Juval Aviv hunts down stolen money — $10 billion over the last 10 years, or about 86 cents out of every dollar he seeks. As CEO of Interfor Inc., the retired commando and former operative for Mossad, the Israeli intelligence agency, works primarily for pension funds and bondholders who need to track and recover funds pilfered by white-collar criminals.
Not all these missions are cloak-and-dagger exercises, but Aviv maintains that he's has uncovered enough phantom contractors, kickback schemes, secret commissions, and embezzlement plots to fill several John Le Carré novels. Lately, business has been good.
For the corporate cleanup industry, times are good all around. According to new research from the nonprofit Turnaround Management Association, 77 percent of its 6,400 member companies had to turn away clients this past year, slightly down from last year's 83 percent. Most business referrals came from big stakeholders, such as banks and other lenders, as well as law firms.
Only 13 percent came directly from company management (though Aviv points out that businesses may "use the cover of a law firm" so that reports are covered by attorney-client confidentiality). But for companies that aren't focused on cash recovery, where are they focused?
Sometimes More Seems Like Less
In the two years since Enron's collapse, a host of companies have followed it into Chapter 11, or infamy, or both. Taking up the banner of corporate reform, new laws and regulations — to say nothing of commercially available "solutions" — were introduced faster than CFOs could empty their in-boxes. Yet many of these efforts — especially those intended as preventive measures, not as fixes — often seemed to do little more than cloud the issues.
Most reform measures, says Harvard Business School professor Quinn Mills, dance around the main problem — conflict of interest. Even those measures that do "a nice job" never address core incentive and behavioral problems, laments Mills, who adds that "in America's largest corporations, the CEO has too much power and ability to enrich himself and close associates."
Some of the new rules, such as the Sarbanes-Oxley financial literacy requirements for audit committee members, he considers "bureaucratic idiocy." Indeed, one finding of a recent CFO survey of senior financial executives — examined in the magazine's September cover story "Sticker Shock" — is that only 30 percent of respondents said that the benefits of Sarbanes-Oxley compliance outweigh the costs.
A more direct approach to addressing conflicts of interest, says Mills, would be to split the roles of chairman and chief executive officer, so the same person won't serve two masters — management and shareholders. But at most companies, he quips, "One sure way to get thrown off the board is to propose that the CEO not be chairman." (This measure, and many others that follow, apply just as well to businesses in good corporate health — but trying to be healthier — as they do to businesses on the mend.)

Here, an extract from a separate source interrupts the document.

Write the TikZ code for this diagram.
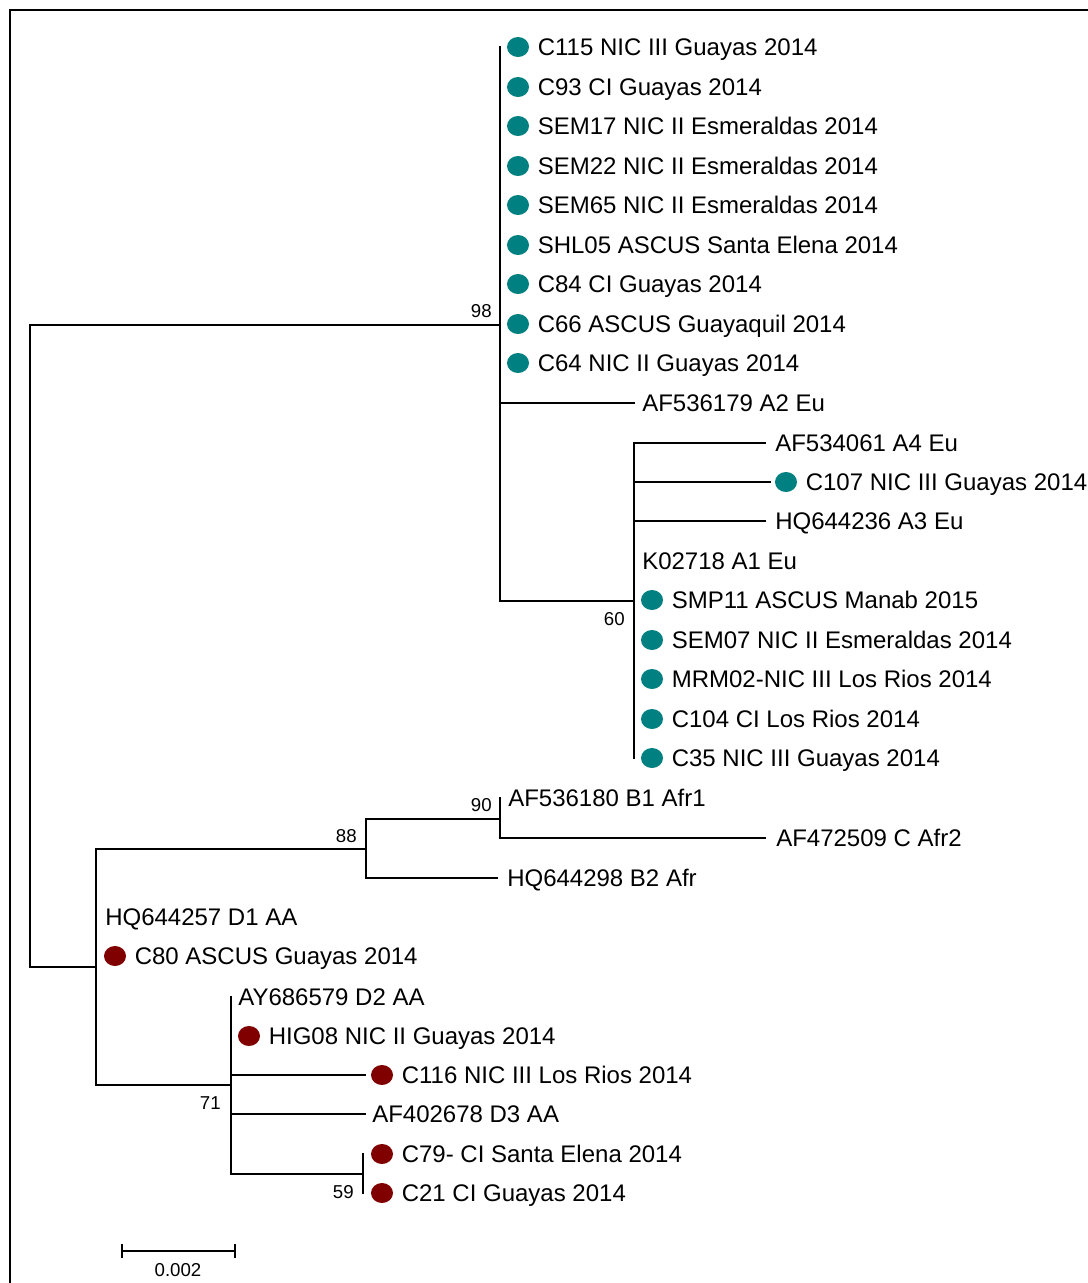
\documentclass[tikz,border=0pt]{standalone}
\usepackage{fontspec}
\setmainfont{Liberation Sans}
\usetikzlibrary{shapes.geometric}
\definecolor{tealdot}{RGB}{0,128,128}
\definecolor{reddot}{RGB}{128,0,0}
\newcommand\myleafdot[5]{% name, dot style, dot x, y, text
  \node[#2] (#1d) at (#3,#4) {};
  \node[lbl] (#1) at (#3+19.5,#4+8.5) {#5};}
\newcommand\myleaftxt[4]{% name, text x, y, text
  \node[lbl] (#1) at (#2,#3+8.5) {#4};}
\begin{document}
\begin{tikzpicture}[x=0.75pt,y=-0.75pt,
  br/.style={line width=1.2pt, line cap=rect},
  lbl/.style={font=\fontsize{18}{20}\selectfont, anchor=base west, inner sep=0pt},
  bsl/.style={font=\fontsize{14}{16}\selectfont, anchor=base east, inner sep=0pt},
  tdot/.style={ellipse, fill=tealdot, minimum width=16.5pt, minimum height=15pt, inner sep=0pt},
  rdot/.style={ellipse, fill=reddot, minimum width=16.5pt, minimum height=15pt, inner sep=0pt}]
\useasboundingbox (0,0) rectangle (1088,1283);
\clip (0,0) rectangle (1088,1283);
\fill[white] (0,0) rectangle (1088,1283);
% frame
\coordinate (fbl) at (10,1300);
\coordinate (ftl) at (10,10);
\coordinate (ftr) at (1100,10);
\draw[line width=2pt] (fbl) -- (ftl) -- (ftr);

% internal coordinates
\coordinate (rt) at (30,325);
\coordinate (rb) at (30,967);
\coordinate (A) at (500,325);
\coordinate (Atop) at (500,47);
\coordinate (Abot) at (500,601);
\coordinate (S) at (634,601);
\coordinate (Stop) at (634,443);
\coordinate (Sbot) at (634,758);
\coordinate (D) at (96,967);
\coordinate (Dtop) at (96,849);
\coordinate (Dbot) at (96,1085);
\coordinate (B) at (366,849);
\coordinate (Btop) at (366,819);
\coordinate (Bbot) at (366,878);
\coordinate (C) at (500,819);
\coordinate (Ctop) at (500,798);
\coordinate (Cbot) at (500,838);
\coordinate (E) at (231,1085);
\coordinate (Etop) at (231,997);
\coordinate (Ebot) at (231,1174);
\coordinate (F) at (363,1174);
\coordinate (Ftop) at (363,1154);
\coordinate (Fbot) at (363,1193);

% branches
\draw[br] (rt) -- (A);
\draw[br] (rt) -- (rb) -- (D);
\draw[br] (Atop) -- (Abot) -- (S);
\draw[br] (Stop) -- (Sbot);
\draw[br] (Dtop) -- (Dbot);
\draw[br] (Dtop) -- (B);
\draw[br] (Btop) -- (Bbot);
\draw[br] (Btop) -- (C);
\draw[br] (Ctop) -- (Cbot);
\draw[br] (Dbot) -- (E);
\draw[br] (Etop) -- (Ebot) -- (F);
\draw[br] (Ftop) -- (Fbot);

% leaf branch ends
\coordinate (eA2) at (634,403);
\coordinate (eA4) at (765,443);
\coordinate (eC107) at (770,482);
\coordinate (eA3) at (765,521);
\coordinate (eCA) at (765,838);
\coordinate (eB2) at (497,878);
\coordinate (eC116) at (365,1075);
\coordinate (eD3) at (365,1114);
\draw[br] (Atop |- eA2) -- (eA2);
\draw[br] (Stop |- eA4) -- (eA4);
\draw[br] (Stop |- eC107) -- (eC107);
\draw[br] (Stop |- eA3) -- (eA3);
\draw[br] (Ctop |- eCA) -- (eCA);
\draw[br] (Btop |- eB2) -- (eB2);
\draw[br] (Etop |- eC116) -- (eC116);
\draw[br] (Etop |- eD3) -- (eD3);

% clade A leaves
\myleafdot{l1}{tdot}{518}{47}{C115 NIC III Guayas 2014}
\myleafdot{l2}{tdot}{518}{87}{C93 CI Guayas 2014}
\myleafdot{l3}{tdot}{518}{126}{SEM17 NIC II Esmeraldas 2014}
\myleafdot{l4}{tdot}{518}{166}{SEM22 NIC II Esmeraldas 2014}
\myleafdot{l5}{tdot}{518}{205}{SEM65 NIC II Esmeraldas 2014}
\myleafdot{l6}{tdot}{518}{245}{SHL05 ASCUS Santa Elena 2014}
\myleafdot{l7}{tdot}{518}{284}{C84 CI Guayas 2014}
\myleafdot{l8}{tdot}{518}{324}{C66 ASCUS Guayaquil 2014}
\myleafdot{l9}{tdot}{518}{363}{C64 NIC II Guayas 2014}
\myleaftxt{l10}{642}{403}{AF536179 A2 Eu}
\myleaftxt{l11}{775}{443}{AF534061 A4 Eu}
\myleafdot{l12}{tdot}{786}{482}{C107 NIC III Guayas 2014}
\myleaftxt{l13}{775}{521}{HQ644236 A3 Eu}
\myleaftxt{l14}{642}{561}{K02718 A1 Eu}
\myleafdot{l15}{tdot}{652}{600}{SMP11 ASCUS Manab 2015}
\myleafdot{l16}{tdot}{652}{640}{SEM07 NIC II Esmeraldas 2014}
\myleafdot{l17}{tdot}{652}{679}{MRM02-NIC III Los Rios 2014}
\myleafdot{l18}{tdot}{652}{719}{C104 CI Los Rios 2014}
\myleafdot{l19}{tdot}{652}{758}{C35 NIC III Guayas 2014}
% clade B
\myleaftxt{l20}{508}{798}{AF536180 B1 Afr1}
\myleaftxt{l21}{776}{838}{AF472509 C Afr2}
\myleaftxt{l22}{507}{878}{HQ644298 B2 Afr}
% clade D
\myleaftxt{l23}{105}{917}{HQ644257 D1 AA}
\myleafdot{l24}{rdot}{115}{956}{C80 ASCUS Guayas 2014}
\myleaftxt{l25}{238}{997}{AY686579 D2 AA}
\myleafdot{l26}{rdot}{249}{1036}{HIG08 NIC II Guayas 2014}
\myleafdot{l27}{rdot}{382}{1075}{C116 NIC III Los Rios 2014}
\myleaftxt{l28}{372}{1114}{AF402678 D3 AA}
\myleafdot{l29}{rdot}{382}{1154}{C79- CI Santa Elena 2014}
\myleafdot{l30}{rdot}{382}{1193}{C21 CI Guayas 2014}

% bootstrap values
\node[bsl] (b98) at (492,317) {98};
\node[bsl] (b60) at (625,625) {60};
\node[bsl] (b90) at (492,811) {90};
\node[bsl] (b88) at (357,842) {88};
\node[bsl] (b71) at (221,1109) {71};
\node[bsl] (b59) at (354,1198) {59};

% scale bar
\coordinate (sl) at (122,1251);
\coordinate (sr) at (235,1251);
\draw[br] (sl) -- (sr);
\draw[br] ([yshift=4.5pt]sl) -- ([yshift=-4.5pt]sl);
\draw[br] ([yshift=4.5pt]sr) -- ([yshift=-4.5pt]sr);
\node[font=\fontsize{14}{16}\selectfont, anchor=base, inner sep=0pt] (sc) at (178,1276) {0.002};
\end{tikzpicture}
\end{document}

He also makes a case for rethinking stock options. While acknowledging that option grants are an important incentive, Mills joins many economists in suggesting that options should be decoupled from the company stock price. If options were indexed against the performance of peer companies, an industry, or the economy in general, he maintains, executives would be encouraged to focus on performance rather than stockmarket volatility.
Finally, Mills is an ardent proponent of an independent CFO and head of human resources. The two executives who control finance and compensation, says Mills, should be hired by, and report to, the board rather than the CEO. Appointing a corporate governance officer can be worthwhile, adds Diane Frankle, a partner with Palo Alto-based law firm Gray Cary, but only if the CGO has the authority to revise policies and provide governance training.
Mills has a ally in Stephen Roulac, a San Rafael, California-based financial and management consultant who likens good corporate governance to the U.S. Constitution. "Separation of powers" promotes appropriate decision making, declares Roulac. To that end, he offers a three-step process for corporate "decisions of consequence."
First, an individual or group originates and advocates an idea. Next, a second group conducts an internal evaluation of the plan, including the associated budget, capital resources, financial risk, and business processes. Finally, a third group — an independent board or committee — produces a quantitative and qualitative assessment.
Too time consuming? Perhaps Roulac's proposal is an example of how, in theory, most executives agree with corporate governance reform, but in the implementation, things get sticky. One former CEO, now a board member at a financial services company, agreed with Mills's idea that CFOs should report directly to the board. He added, though, that "it's not necessary at my company, because our culture doesn't foster conflict-of-interest problems." Self-examination, too, can be a sticking point.